他には射撃後等、熱された砲身が風や雨等により片側だけ冷やされることによって砲身がゆがむウィンドベント、レインベントなどがあります。
A2.厳密な区分けは無いんですが、自衛隊では、30口径以上の砲を「加膿砲」20口径以上30口径未満を「榴弾砲」20口径以下を「迫撃砲」と区分けしています。追加として、10口径以下のものを「臼砲」と呼ぶ場合もあるとなっています。
ご存知の通り、最近の榴弾砲は30口径以上あるものが当たり前となっているので最近は運用上(弾道の違い:実用射角の違い)で分けるのが一般的です。
はいどーも
- 臼砲について。
臼砲で本質的なのは砲身長よりはむしろ口径の方で、青銅鋳造砲の時代に大口径の砲をつくろうとすると、短砲身にせざるを得なかったのが理由です。
その後、鋼鉄砲の時代になって、材料や製造法の進歩で頑丈な大砲が作れるようになると、長砲身(長射程)を目指すものは榴弾砲に置き換わっていき、曲射弾道を生かしつつ小型軽量にする方向では迫撃砲へと発展していきます。迫撃砲は英語ではMortarで、つまり臼砲ですね。

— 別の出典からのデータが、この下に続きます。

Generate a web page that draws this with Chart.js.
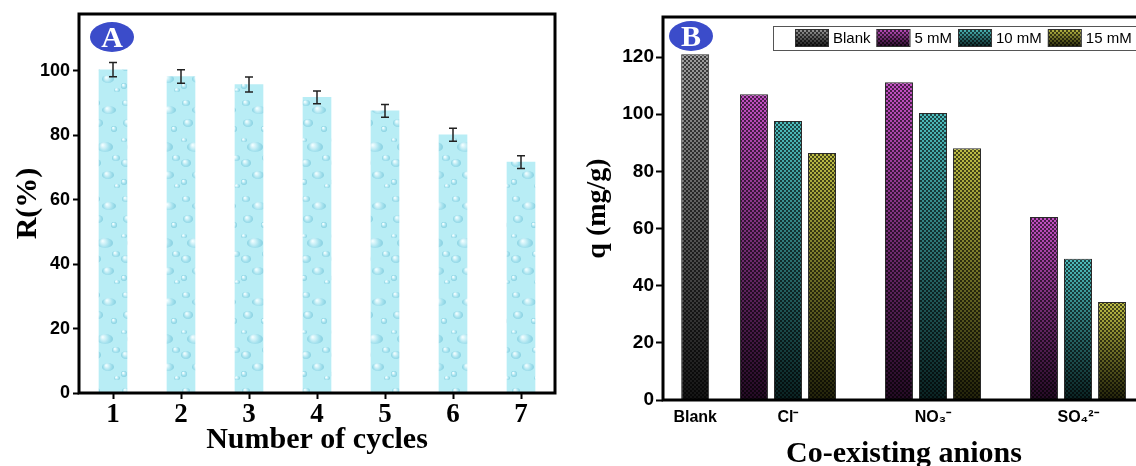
<!DOCTYPE html>
<html>
<head>
<meta charset="utf-8">
<script src="https://cdn.jsdelivr.net/npm/chart.js@4.4.1/dist/chart.umd.min.js"></script>
<style>
  html, body { margin: 0; padding: 0; background: #fff; overflow: hidden; width: 1136px; height: 466px; }
  #a { position: absolute; left: 0; top: 0; }
  #b { position: absolute; left: 580px; top: 0; }
</style>
</head>
<body>
<canvas id="a" width="570" height="466"></canvas>
<canvas id="b" width="565" height="466"></canvas>
<script>
// Panel A: removal over reuse cycles
var cycles = ['1', '2', '3', '4', '5', '6', '7'];
var removal = [100.4, 98.3, 95.8, 91.8, 87.6, 80.2, 71.7];
var removalErr = [2.2, 2.1, 2.3, 2.0, 2.0, 2.0, 2.0];
var removalTicks = [0, 20, 40, 60, 80, 100];

// Panel B: effect of co-existing anions
var anions = ['Blank', 'Cl\u207B', 'NO\u2083\u207B', 'SO\u2084\u00B2\u207B'];
var anionX = [0.36, 1, 2, 3];
var seriesNames = ['Blank', '5 mM', '10 mM', '15 mM'];
var qBlank = [121, null, null, null];
var q5 = [null, 107, 111.2, 64];
var q10 = [null, 97.6, 100.4, 49.4];
var q15 = [null, 86.4, 88.1, 34.3];
var qTicks = [0, 20, 40, 60, 80, 100, 120];

Chart.defaults.font.family = 'Liberation Sans';
Chart.defaults.color = '#000';

// water drop texture for panel A bars
function waterPattern(ctx) {
  var c = document.createElement('canvas');
  c.width = 30; c.height = 96;
  var g = c.getContext('2d');
  g.fillStyle = '#b8edf5';
  g.fillRect(0, 0, 30, 96);
  var drops = [[6, 7, 4, 3], [19, 14, 7, 4], [8, 27, 5, 4], [24, 33, 3, 3], [4, 44, 3, 2],
               [15, 51, 8, 5], [26, 62, 4, 3], [6, 67, 5, 4], [18, 79, 6, 4], [4, 86, 3, 3], [27, 90, 3, 2]];
  drops.forEach(function (d) {
    var rg = g.createRadialGradient(d[0] - d[2] * 0.3, d[1] - d[3] * 0.4, 0.5, d[0], d[1], d[2]);
    rg.addColorStop(0, '#effdff');
    rg.addColorStop(0.6, '#a6e2ee');
    rg.addColorStop(1, '#86cfe0');
    g.fillStyle = rg;
    g.beginPath();
    g.ellipse(d[0], d[1], d[2], d[3], 0, 0, Math.PI * 2);
    g.fill();
  });
  return ctx.createPattern(c, 'repeat');
}

// checkered fill with a top-to-bottom fade, as in panel B
function checkerFill(ctx, topColor, bottomColor, y0, y1) {
  if (!isFinite(y0) || !isFinite(y1) || y1 <= y0) return bottomColor;
  var h = Math.ceil(y1) + 2;
  var c = document.createElement('canvas');
  c.width = 4; c.height = h;
  var g = c.getContext('2d');
  var lg = g.createLinearGradient(0, y0, 0, y1);
  lg.addColorStop(0, topColor);
  lg.addColorStop(1, bottomColor);
  g.fillStyle = lg;
  g.fillRect(0, 0, 4, h);
  g.fillStyle = 'rgba(0,0,0,0.62)';
  for (var y = 0; y < h; y += 2) {
    g.fillRect((y / 2) % 2 ? 2 : 0, y, 2, 2);
  }
  return ctx.createPattern(c, 'repeat-x');
}

function barFill(topColor, bottomColor) {
  return function (c) {
    if (c.type !== 'data' || !c.parsed || c.parsed.y == null) return bottomColor;
    var y = c.chart.scales.y;
    if (!y) return bottomColor;
    return checkerFill(c.chart.ctx, topColor, bottomColor, y.getPixelForValue(c.parsed.y), y.getPixelForValue(0));
  };
}

var frame = {
  id: 'frame',
  afterDraw: function (chart) {
    var a = chart.chartArea, g = chart.ctx;
    g.save();
    g.strokeStyle = '#000';
    g.lineWidth = 3;
    g.strokeRect(a.left, a.top, a.right - a.left, a.bottom - a.top);
    g.restore();
  }
};

function badge(letter, dx, dy) {
  return {
    id: 'badge',
    afterDraw: function (chart) {
      var a = chart.chartArea, g = chart.ctx;
      var cx = a.left + dx, cy = a.top + dy;
      g.save();
      g.fillStyle = '#3b4cca';
      g.beginPath();
      g.ellipse(cx, cy, 22, 15, 0, 0, Math.PI * 2);
      g.fill();
      g.fillStyle = '#fff';
      g.font = 'bold 30px "Liberation Serif"';
      g.textAlign = 'center';
      g.textBaseline = 'middle';
      g.fillText(letter, cx, cy + 2);
      g.restore();
    }
  };
}

var errorBars = {
  id: 'errorBars',
  afterDatasetsDraw: function (chart) {
    var meta = chart.getDatasetMeta(0), y = chart.scales.y, g = chart.ctx;
    g.save();
    g.strokeStyle = '#222';
    g.lineWidth = 1.5;
    meta.data.forEach(function (bar, i) {
      var hi = y.getPixelForValue(removal[i] + removalErr[i]);
      var lo = y.getPixelForValue(removal[i] - removalErr[i]);
      g.beginPath();
      g.moveTo(bar.x, hi); g.lineTo(bar.x, lo);
      g.moveTo(bar.x - 4, hi); g.lineTo(bar.x + 4, hi);
      g.moveTo(bar.x - 4, lo); g.lineTo(bar.x + 4, lo);
      g.stroke();
    });
    g.restore();
  }
};

// legend drawn in a framed box inside the plot, like the original
var boxLegend = {
  id: 'boxLegend',
  afterDraw: function (chart) {
    var g = chart.ctx, a = chart.chartArea;
    var left = a.left + 110, top = 26, h = 24;
    g.save();
    g.fillStyle = '#fff';
    g.fillRect(left, top, a.right - 5 - left, h);
    g.strokeStyle = '#555';
    g.lineWidth = 1;
    g.strokeRect(left + 0.5, top + 0.5, a.right - 5 - left, h);
    g.font = '15px "Liberation Sans"';
    g.textBaseline = 'middle';
    g.textAlign = 'left';
    var x = left + 22;
    chart.data.datasets.forEach(function (ds) {
      g.fillStyle = checkerFill(g, ds.fadeTop, ds.fadeBottom, top + 3, top + h - 3);
      g.fillRect(x, top + 3, 33, h - 6);
      g.strokeStyle = '#333';
      g.strokeRect(x + 0.5, top + 3.5, 33, h - 7);
      g.fillStyle = '#000';
      g.fillText(ds.label, x + 38, top + h / 2 + 1);
      x += 38 + g.measureText(ds.label).width + 6;
    });
    g.restore();
  }
};

var tickGrid = { drawOnChartArea: false, tickLength: 6, tickWidth: 2, tickColor: '#000' };

// ---------- Panel A ----------
var ctxA = document.getElementById('a').getContext('2d');
new Chart(ctxA, {
  type: 'bar',
  data: {
    labels: cycles,
    datasets: [{
      label: 'R(%)',
      data: removal,
      backgroundColor: waterPattern(ctxA),
      borderWidth: 0,
      barThickness: 28
    }]
  },
  options: {
    responsive: false,
    animation: false,
    layout: { padding: { top: 14, right: 15, left: 0, bottom: 0 } },
    plugins: { legend: { display: false }, tooltip: { enabled: false } },
    scales: {
      x: {
        offset: true,
        grid: Object.assign({ offset: false }, tickGrid),
        border: { display: false },
        ticks: { maxRotation: 0, padding: 0, font: { family: 'Liberation Serif', weight: 'bold', size: 27 } },
        title: { display: true, text: 'Number of cycles', padding: { top: 0, bottom: 11 },
                 font: { family: 'Liberation Serif', weight: 'bold', size: 30, lineHeight: 1 } },
        afterFit: function (s) { s.height = 73; }
      },
      y: {
        min: 0,
        max: 117.7,
        afterBuildTicks: function (s) { s.ticks = removalTicks.map(function (v) { return { value: v }; }); },
        grid: tickGrid,
        border: { display: false },
        ticks: { padding: 3, font: { weight: 'bold', size: 18 } },
        title: { display: true, text: 'R(%)', padding: { top: 13 },
                 font: { family: 'Liberation Serif', weight: 'bold', size: 30, lineHeight: 1 } },
        afterFit: function (s) { s.width = 79; }
      }
    }
  },
  plugins: [errorBars, frame, badge('A', 33, 23)]
});

// ---------- Panel B ----------
var fades = [['#9e9e9e', '#141414'], ['#c450c4', '#240a24'], ['#4ebebe', '#0a2222'], ['#bebe46', '#22220a']];
var qSeries = [qBlank, q5, q10, q15];
var ctxB = document.getElementById('b').getContext('2d');
new Chart(ctxB, {
  type: 'bar',
  data: {
    datasets: seriesNames.map(function (name, k) {
      return {
        label: name,
        data: qSeries[k].map(function (v, i) { return { x: anionX[i], y: v }; }),
        fadeTop: fades[k][0],
        fadeBottom: fades[k][1],
        backgroundColor: barFill(fades[k][0], fades[k][1]),
        borderColor: '#2a2a2a',
        borderWidth: 1,
        skipNull: true,
        categoryPercentage: 1.1,
        barPercentage: 0.83,
        maxBarThickness: 28
      };
    })
  },
  options: {
    responsive: false,
    animation: false,
    layout: { padding: { top: 17, right: 0, left: 0, bottom: 0 } },
    plugins: { legend: { display: false }, tooltip: { enabled: false } },
    scales: {
      x: {
        type: 'linear',
        offset: false,
        min: 0.138,
        max: 3.462,
        afterBuildTicks: function (s) { s.ticks = anionX.map(function (v) { return { value: v }; }); },
        grid: { display: false, offset: false },
        border: { display: false },
        ticks: { autoSkip: false, maxRotation: 0, padding: 0, font: { weight: 'bold', size: 16 },
                 callback: function (v, i) { return anions[i]; } },
        title: { display: true, text: 'Co-existing anions', padding: { top: 0, bottom: -3 },
                 font: { family: 'Liberation Serif', weight: 'bold', size: 30, lineHeight: 1 } },
        afterFit: function (s) { s.height = 66; }
      },
      y: {
        min: 0,
        max: 134,
        afterBuildTicks: function (s) { s.ticks = qTicks.map(function (v) { return { value: v }; }); },
        grid: { drawOnChartArea: false, tickLength: 7, tickWidth: 2, tickColor: '#000' },
        border: { display: false },
        ticks: { padding: 2, font: { weight: 'bold', size: 19 } },
        title: { display: true, text: 'q (mg/g)', padding: { top: 4 },
                 font: { family: 'Liberation Serif', weight: 'bold', size: 28, lineHeight: 1 } },
        afterFit: function (s) { s.width = 83; }
      }
    }
  },
  plugins: [frame, badge('B', 28, 19), boxLegend]
});
</script>
</body>
</html>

また、頑丈になったぶんさらに大口径を追求すると、ドイツのカール自走臼砲のように短砲身にせざるを得なくなったり、ドーラのように砲も砲架も巨大化して列車砲にせざるを得なくなるわけです。
石垣
- 臼砲は破壊力(弾頭威力)を優先して開発されています
#4で石垣さんが述べられたように
大口径で長砲身ですと重たくなります(装薬量から見て半端じゃない)
機械化以前の軍隊では大きな大砲の移動は物凄く大変で
各種の制約から事実上の上限とも言える重さが出てきます
この重量を、大口径に用いるか、長砲身化に用いるかで
適度なバランスを持った榴弾砲、射程の大きい加濃砲、そして威力重視の臼砲と分かれていくのだといえます
要塞を叩くにはなんと言っても一番大事なのは破壊力です
秘匿陣地等の布陣を工夫する事で射程の不利は覆す事も不可能では有りませんが
威力は簡単には補えないのです
SUDO
- 回答いただき恐縮であります。ソーラベント等の用語は初めて聞き勉強になりました。臼砲については成る程!破壊力〜弾頭重量で考えればよいわけですね。回答いただいた全ての皆さんに感謝いたします。
富士通BIBLO
- 戦車砲じゃなければ、ブッシュマスターの砲身なんかは、銃身の嵩剛性を増やすた
めと、放熱性を加味して、あんな感じに根元が仕上げられています。
でも、どちらかといえば冷却効果よりも嵩剛性の効果のほうが著しいです。
射撃後数度違うかどうかといったレベル。